Fake High Speed Photography
To control the hitting of a golf ball and avoid shooting at 2500 frames we faked
it. The club was swung by gravity from a bearing at shoulder height and hit
the ball perfectly every time. We shot at 200 frames with the Photosonics 4ML,
which gets the lens very close to the ground and avoided digging a hole. To
simulate a real higher speed shot we planted pieces of grass that flew as real
2500 fps shots would show. We included the golfer's feet rocking as he would
have if really hitting the ball. Of course the ball did not distort like it
would if really hit at full speed. Aligning the shot so the rig shadow didn't
show was a challenge.
One time we placed the ball onto the shot on an arm from behind the ball at
12 FPS and then hit it at 200 FPS. We kept the same exposure and depth of field
by removing a ND filter. This was on stage with sod and of course with a lot
of light.
Another time we needed shoes floating at and by the camera. A 200 FPS 16 mm
test of throwing the shows proved that control was impossible, so we rigged
the shoes on threads and dollied them by and at camera. For a close-up we rigged
shoes on glass that arced around the camera lens. The glass supporting the shoe
pivoted around the lens flat to camera so that reflections of the shoe would
be behind the shoe and not be seen by the lens. The shoe also turned as it fell
through the shot with a small battery powered remote control motor inside the
shoe. For wider shots the shoes dropped on threads.

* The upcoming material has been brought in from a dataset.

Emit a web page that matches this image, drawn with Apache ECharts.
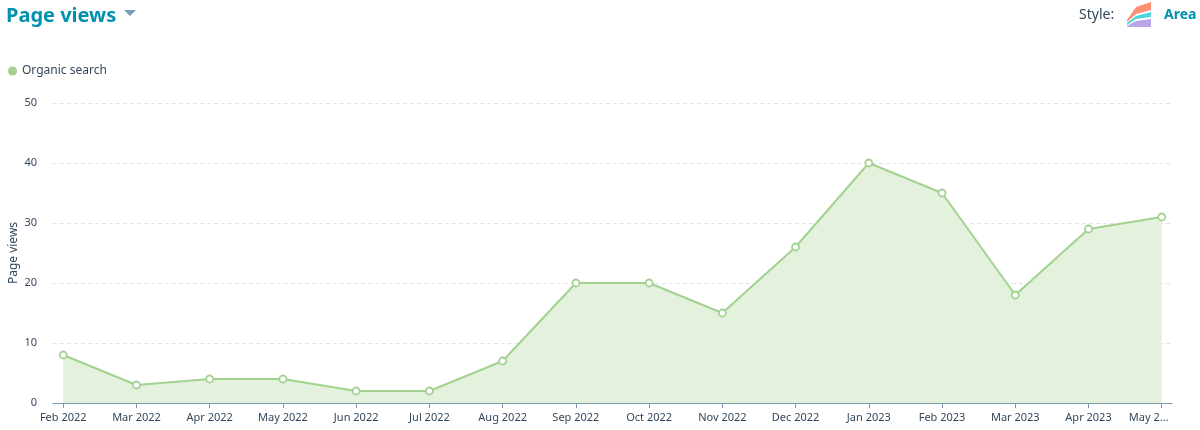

To see the shoes "falling" from a building we built the side of the building
laying flat and dollied dozens of shoes hung just under camera on a grid rigged
to overhead dollies. This was before the great rigging wire available today.
A lot of threads broke.
Another time we needed live babies falling like the opening to the movie "Garp"
into the hands of mother's arms. We shot down at babies that were rotated on
their backs on a 5' Plexiglas turn table with a cloud background traveling up
behind them giving the illusion of them falling. Mom lay down and her catching
arms were dollied to catch the baby from under the camera. The clouded sky was
a continuous 50 x 9 foot roll of sky blue paper with clouds air brushed on.
Two 4 inch diameter rollers, one motorized, moved the paper. Lighting was not
easy with all the rigs to tend with.
To simulate falling cereal flakes at high speed, we rotated the flakes on shafts
motorized from behind a plain background. (No detail in background to give away
illusion.) The camera dollied up to simulate flakes falling down.